The High Court has struck out a claim after refusing permission to a claimant to make major changes to her case.

Singapore private investor Quah Su-Ling had applied to the commercial court to amend her particulars of claims three weeks before her trial was due to start on 4 March.

Quah, chief executive of IPCO International Ltd, was in dispute with the bank Goldman Sachs over a private wealth-management account to increase her shareholding in another company.

She claimed Goldman Sachs was in possession of critical information about the company which showed the market value was too high.

She issued proceedings in the Queen’s Bench Division in November 2013, with particulars of claim served 15 days later.

The High Court heard that proceedings were commenced without Quah obtaining any expert advice but based on her ‘own experience and opinions’. But by March, she was aware that expert advice was ‘crucial’ to her case.

The trial was set for February 2015 and was allowed to be delayed until this month to avoid any overlap with arbitration proceedings in which Quah was involved in Singapore.

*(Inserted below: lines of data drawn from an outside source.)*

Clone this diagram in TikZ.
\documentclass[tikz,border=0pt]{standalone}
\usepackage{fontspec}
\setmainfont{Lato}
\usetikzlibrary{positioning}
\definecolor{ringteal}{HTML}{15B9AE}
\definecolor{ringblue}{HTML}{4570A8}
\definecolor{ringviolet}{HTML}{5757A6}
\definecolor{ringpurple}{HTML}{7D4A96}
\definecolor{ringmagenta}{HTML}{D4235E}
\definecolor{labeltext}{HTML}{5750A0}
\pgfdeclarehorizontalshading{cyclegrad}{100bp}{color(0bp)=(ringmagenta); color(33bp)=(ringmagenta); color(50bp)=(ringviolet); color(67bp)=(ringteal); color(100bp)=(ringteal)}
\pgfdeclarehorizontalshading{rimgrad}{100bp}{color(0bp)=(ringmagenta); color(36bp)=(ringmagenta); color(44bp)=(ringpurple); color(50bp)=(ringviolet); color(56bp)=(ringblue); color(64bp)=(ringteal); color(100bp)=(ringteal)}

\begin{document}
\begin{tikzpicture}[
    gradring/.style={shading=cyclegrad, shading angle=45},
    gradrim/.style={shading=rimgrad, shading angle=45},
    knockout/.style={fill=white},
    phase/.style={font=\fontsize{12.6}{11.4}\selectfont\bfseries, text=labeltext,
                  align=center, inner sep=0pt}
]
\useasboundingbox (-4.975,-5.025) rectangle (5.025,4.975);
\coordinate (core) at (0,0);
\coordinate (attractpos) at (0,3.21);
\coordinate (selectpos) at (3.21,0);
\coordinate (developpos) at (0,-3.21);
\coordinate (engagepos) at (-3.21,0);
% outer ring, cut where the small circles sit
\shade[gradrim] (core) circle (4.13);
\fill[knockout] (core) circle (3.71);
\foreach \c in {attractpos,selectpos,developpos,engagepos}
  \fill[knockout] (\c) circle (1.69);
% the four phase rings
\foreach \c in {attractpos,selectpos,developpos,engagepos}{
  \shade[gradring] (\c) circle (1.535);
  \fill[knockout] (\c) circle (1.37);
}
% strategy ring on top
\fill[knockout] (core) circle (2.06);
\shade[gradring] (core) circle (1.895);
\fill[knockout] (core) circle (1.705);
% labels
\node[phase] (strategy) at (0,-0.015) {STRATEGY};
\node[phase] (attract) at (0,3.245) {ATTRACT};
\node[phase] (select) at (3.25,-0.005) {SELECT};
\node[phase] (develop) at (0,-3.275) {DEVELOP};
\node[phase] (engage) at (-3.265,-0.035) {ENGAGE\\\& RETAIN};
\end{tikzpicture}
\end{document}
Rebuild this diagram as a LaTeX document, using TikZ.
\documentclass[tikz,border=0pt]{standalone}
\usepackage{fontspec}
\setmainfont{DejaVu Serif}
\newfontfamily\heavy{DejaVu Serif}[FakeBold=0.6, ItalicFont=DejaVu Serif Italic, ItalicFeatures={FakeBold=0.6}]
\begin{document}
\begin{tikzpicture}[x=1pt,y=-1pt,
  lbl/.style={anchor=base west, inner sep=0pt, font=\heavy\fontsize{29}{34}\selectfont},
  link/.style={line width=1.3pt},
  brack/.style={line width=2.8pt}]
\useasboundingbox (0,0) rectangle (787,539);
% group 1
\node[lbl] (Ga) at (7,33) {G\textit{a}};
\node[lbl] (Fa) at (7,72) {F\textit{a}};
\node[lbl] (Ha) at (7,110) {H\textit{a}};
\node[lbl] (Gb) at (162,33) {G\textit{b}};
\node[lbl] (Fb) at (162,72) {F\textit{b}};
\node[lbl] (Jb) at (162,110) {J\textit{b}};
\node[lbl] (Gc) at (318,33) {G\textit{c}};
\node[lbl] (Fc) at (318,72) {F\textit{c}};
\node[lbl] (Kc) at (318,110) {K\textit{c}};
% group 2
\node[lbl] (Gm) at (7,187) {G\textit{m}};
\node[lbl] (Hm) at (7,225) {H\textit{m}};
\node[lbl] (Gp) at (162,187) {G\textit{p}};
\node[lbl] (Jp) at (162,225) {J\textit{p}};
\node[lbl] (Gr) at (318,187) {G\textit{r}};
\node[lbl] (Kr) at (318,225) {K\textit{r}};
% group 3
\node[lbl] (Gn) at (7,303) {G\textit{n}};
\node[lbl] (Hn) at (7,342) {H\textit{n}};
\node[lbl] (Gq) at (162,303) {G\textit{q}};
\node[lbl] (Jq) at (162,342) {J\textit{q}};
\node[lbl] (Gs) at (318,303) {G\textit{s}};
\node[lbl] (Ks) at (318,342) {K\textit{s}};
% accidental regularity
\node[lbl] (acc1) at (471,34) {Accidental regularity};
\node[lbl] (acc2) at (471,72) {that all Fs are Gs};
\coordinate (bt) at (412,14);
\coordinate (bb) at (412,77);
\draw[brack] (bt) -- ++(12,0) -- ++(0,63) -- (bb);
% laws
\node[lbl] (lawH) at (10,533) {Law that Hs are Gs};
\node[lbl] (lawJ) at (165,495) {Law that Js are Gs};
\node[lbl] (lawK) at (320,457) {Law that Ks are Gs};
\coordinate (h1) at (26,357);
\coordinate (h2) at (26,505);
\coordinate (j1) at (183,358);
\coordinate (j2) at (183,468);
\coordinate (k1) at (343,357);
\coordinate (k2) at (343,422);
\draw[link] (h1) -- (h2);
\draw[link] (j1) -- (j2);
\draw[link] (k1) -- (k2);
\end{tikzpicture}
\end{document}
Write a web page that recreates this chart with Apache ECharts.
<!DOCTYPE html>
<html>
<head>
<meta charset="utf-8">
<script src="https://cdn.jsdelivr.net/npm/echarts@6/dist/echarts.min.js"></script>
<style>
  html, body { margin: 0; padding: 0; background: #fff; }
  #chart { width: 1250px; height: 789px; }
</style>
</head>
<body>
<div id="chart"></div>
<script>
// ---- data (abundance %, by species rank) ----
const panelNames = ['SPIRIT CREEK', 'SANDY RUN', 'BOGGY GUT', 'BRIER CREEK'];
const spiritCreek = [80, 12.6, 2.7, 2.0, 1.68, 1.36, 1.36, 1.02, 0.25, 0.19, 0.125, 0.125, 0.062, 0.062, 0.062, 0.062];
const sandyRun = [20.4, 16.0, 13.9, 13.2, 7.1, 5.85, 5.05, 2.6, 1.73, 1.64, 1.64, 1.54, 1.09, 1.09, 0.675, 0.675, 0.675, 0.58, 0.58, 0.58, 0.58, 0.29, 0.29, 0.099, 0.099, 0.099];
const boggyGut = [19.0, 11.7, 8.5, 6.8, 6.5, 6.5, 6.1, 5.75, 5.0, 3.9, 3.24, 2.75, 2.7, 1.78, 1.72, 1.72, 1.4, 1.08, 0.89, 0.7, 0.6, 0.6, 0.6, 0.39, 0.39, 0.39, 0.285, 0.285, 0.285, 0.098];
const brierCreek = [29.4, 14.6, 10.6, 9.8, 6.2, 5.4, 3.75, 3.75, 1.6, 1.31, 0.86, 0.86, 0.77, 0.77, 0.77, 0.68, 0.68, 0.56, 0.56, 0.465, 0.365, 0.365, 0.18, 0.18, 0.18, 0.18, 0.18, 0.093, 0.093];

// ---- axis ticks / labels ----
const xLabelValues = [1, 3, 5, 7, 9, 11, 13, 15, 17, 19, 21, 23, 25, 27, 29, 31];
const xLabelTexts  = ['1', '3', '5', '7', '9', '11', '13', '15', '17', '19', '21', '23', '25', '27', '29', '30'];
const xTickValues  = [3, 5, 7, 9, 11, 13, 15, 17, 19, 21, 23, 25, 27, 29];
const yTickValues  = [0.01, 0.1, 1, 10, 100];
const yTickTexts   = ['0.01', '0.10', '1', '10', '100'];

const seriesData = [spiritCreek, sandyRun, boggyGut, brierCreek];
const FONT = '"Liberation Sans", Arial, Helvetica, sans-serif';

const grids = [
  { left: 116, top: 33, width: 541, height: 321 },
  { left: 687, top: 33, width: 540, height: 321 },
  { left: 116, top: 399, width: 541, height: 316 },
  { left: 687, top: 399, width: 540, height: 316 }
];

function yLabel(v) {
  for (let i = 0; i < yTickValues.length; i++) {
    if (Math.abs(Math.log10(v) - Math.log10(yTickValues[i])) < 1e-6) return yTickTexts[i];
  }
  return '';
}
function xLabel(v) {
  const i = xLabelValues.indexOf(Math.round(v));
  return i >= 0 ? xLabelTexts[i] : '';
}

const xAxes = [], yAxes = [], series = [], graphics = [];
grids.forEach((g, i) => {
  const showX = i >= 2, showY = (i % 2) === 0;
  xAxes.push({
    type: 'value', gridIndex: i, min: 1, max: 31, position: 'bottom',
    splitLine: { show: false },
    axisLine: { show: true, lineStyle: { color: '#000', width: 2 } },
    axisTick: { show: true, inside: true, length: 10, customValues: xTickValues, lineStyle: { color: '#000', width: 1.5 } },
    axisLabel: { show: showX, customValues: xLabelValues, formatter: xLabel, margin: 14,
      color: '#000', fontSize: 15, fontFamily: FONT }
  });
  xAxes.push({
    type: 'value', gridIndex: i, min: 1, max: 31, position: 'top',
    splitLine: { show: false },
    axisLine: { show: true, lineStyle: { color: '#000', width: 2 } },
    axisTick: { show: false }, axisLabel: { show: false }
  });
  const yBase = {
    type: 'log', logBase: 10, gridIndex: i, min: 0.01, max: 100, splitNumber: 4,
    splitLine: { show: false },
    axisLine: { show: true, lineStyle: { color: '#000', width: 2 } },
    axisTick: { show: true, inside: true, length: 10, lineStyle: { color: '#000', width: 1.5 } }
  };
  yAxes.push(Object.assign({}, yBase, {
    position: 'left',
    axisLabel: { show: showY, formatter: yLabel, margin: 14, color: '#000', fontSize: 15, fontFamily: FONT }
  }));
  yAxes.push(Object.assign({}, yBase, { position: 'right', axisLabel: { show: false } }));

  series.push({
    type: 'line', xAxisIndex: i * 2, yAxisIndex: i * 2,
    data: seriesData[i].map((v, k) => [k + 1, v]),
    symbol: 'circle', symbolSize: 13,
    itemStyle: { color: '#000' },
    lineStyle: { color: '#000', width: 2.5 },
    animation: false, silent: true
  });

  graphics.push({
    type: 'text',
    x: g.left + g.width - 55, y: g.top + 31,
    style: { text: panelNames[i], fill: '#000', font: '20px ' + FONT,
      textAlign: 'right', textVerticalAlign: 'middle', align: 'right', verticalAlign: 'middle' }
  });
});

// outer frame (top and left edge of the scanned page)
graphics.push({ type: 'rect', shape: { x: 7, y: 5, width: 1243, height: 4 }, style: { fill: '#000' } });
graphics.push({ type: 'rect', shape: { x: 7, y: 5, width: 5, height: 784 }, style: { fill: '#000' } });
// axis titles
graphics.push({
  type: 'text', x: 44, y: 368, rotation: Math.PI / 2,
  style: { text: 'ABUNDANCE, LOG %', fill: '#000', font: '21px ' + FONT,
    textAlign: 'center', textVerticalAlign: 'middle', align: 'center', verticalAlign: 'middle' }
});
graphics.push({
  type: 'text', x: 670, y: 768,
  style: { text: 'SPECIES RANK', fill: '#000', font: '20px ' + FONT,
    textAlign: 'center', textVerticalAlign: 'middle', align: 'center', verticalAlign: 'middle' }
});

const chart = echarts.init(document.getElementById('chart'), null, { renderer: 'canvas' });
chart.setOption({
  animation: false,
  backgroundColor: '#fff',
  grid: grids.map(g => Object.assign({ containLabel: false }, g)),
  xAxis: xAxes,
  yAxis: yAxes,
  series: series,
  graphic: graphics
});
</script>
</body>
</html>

But with just weeks until trial, Quah’s legal team, from London firm Devonshires Solicitors, wrote to Goldman Sachs’ representatives to say it was preparing an application for permission to amend, which would ‘abandon large parts’ of the case.

She argued her current claim was ‘unsustainable’, which only became clear with expert guidance in January 2015.

Accepting her application was made late, she argued the new case arises from disclosure and witnesses statements served on behalf of the bank, she was under strain from other proceedings and lacked funding.

Mrs Justice Carr said she was ‘troubled’ by deficiencies in the explanations given by Quah, particularly the lack of any reason for her not instructing an expert at the outset.

She said that in the light of the scope and nature of the proposed amendments, the weakness of the new case, the poor quality of the explanations for the delay in advancing it and the prejudice resulting to GS, she was not persuaded that an amendment was a ‘just and proportionate outcome’, nor consistent with the overriding objective.

The judge admitted that the decision may be seen as ‘harsh’ given the consequences for Quah’s case but she added: ‘This is modern-day commercial litigation.

‘Very late applications for permission to amend in circumstances where a) there is no good reason for the delay and b) amendment would result in real disruption or prejudice to the parties and/or the court are unlikely to be allowed, irrespective of the merits of the proposed amendment.’